Making A Photo

As bad as it sounds, photography is just to accessible today: anyone can buy a nice prosumer or even a professional camera, turn the dial to auto, and spray and pray. With little to no thought about what they are taking a picture of they can put the photo into Adobe Lightroom, put a “moody edit” on it, and BANG everyone thinks they are a great photographer.

Can any kook with a camera just say they are a photographer? Or is there is distinguishing difference to the camera toting amateur and the eagle eyed professional? This is a philosophical question I’ve been asking myself over the past few years. What really sets the the fake photography apart from the real photographers?

To answer this question I turned to longtime friend and photographer, Jack Starkebaum.

Photographer Jack Starkebaum (Photo: Jack Murphy)

When I asked, “What sets an amateur photographer apart from a professional photographer?”

Starkebaum said, “Real photographers don’t take photos, they make photos.”

The answer was so simple, yet it made so much sense. A true photographer isn’t simply taking photos of what is around him. He is using every aspect of his surroundings and every setting in his camera to create the image that he wants. A real photographer can capture a moment in a way that will inspire and educate the viewer.

“A photo only captures one moment in time, and that moment is a story. What a photographer chooses to put in the frame or chooses to leave out of the frame creates that story.”

Starkebaum attempts to apply the tenants of making a photo every time he picks up his camera. This has allowed him to become published in calendars, sell prints, and also to become the assistant photo editor at the Collegian. Even with all this success, he still doesn't consider himself a professional.

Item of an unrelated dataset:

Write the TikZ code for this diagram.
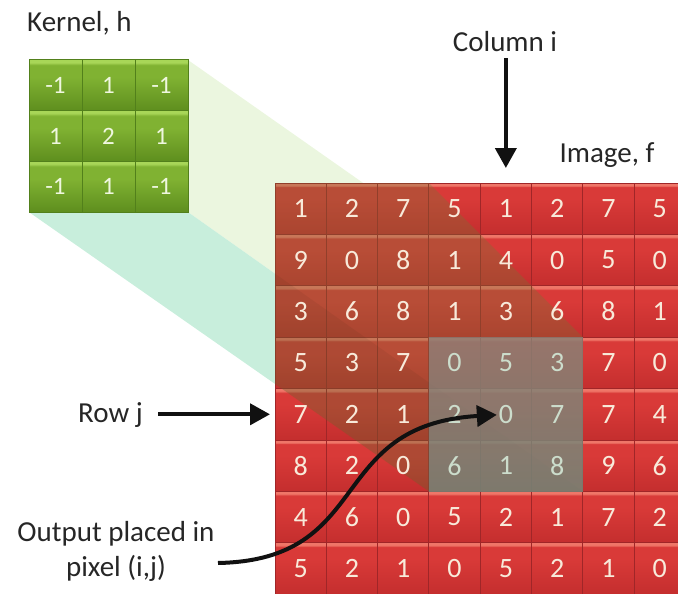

How Starkebaum makes a photo:

  1. “First I think about what makes the subject interesting. Is it the wide landscape or the small details?”
  2. “Then I visual the composition. I think about the light conditions, how harsh the light is, the shadows, my focal length, framing, and depth of field.”
  3. “After that I take the photo.”
  4. “If I’m in a situation where I have time to look at the back of the camera, I look at the photo and possibly re-frame it. If I’m in a situation where I can do that, I just do the best I can to get the photo perfect the first time.”
  5. “When I get home, I upload the files to my computer and put them into lightroom. I don’t like to edit them super hard, I like to highlight some of the things in the photo that stood out to me while I was there.”

“There are more people doing photography now than ever before. I think its a great thing and a bad thing. Instagram is great, its allowed everyone to share there photos and tell their own stories. Its caused problems for professional photographers, because now people think they can go out and and get the same results as professionals.”

Next time you pick up your camera remember to think about what is around you, don’t just spray and prey. Think about your subject, visualize your composition, and take the photo. Because anybody can take a photo, but not everyone can make a photo.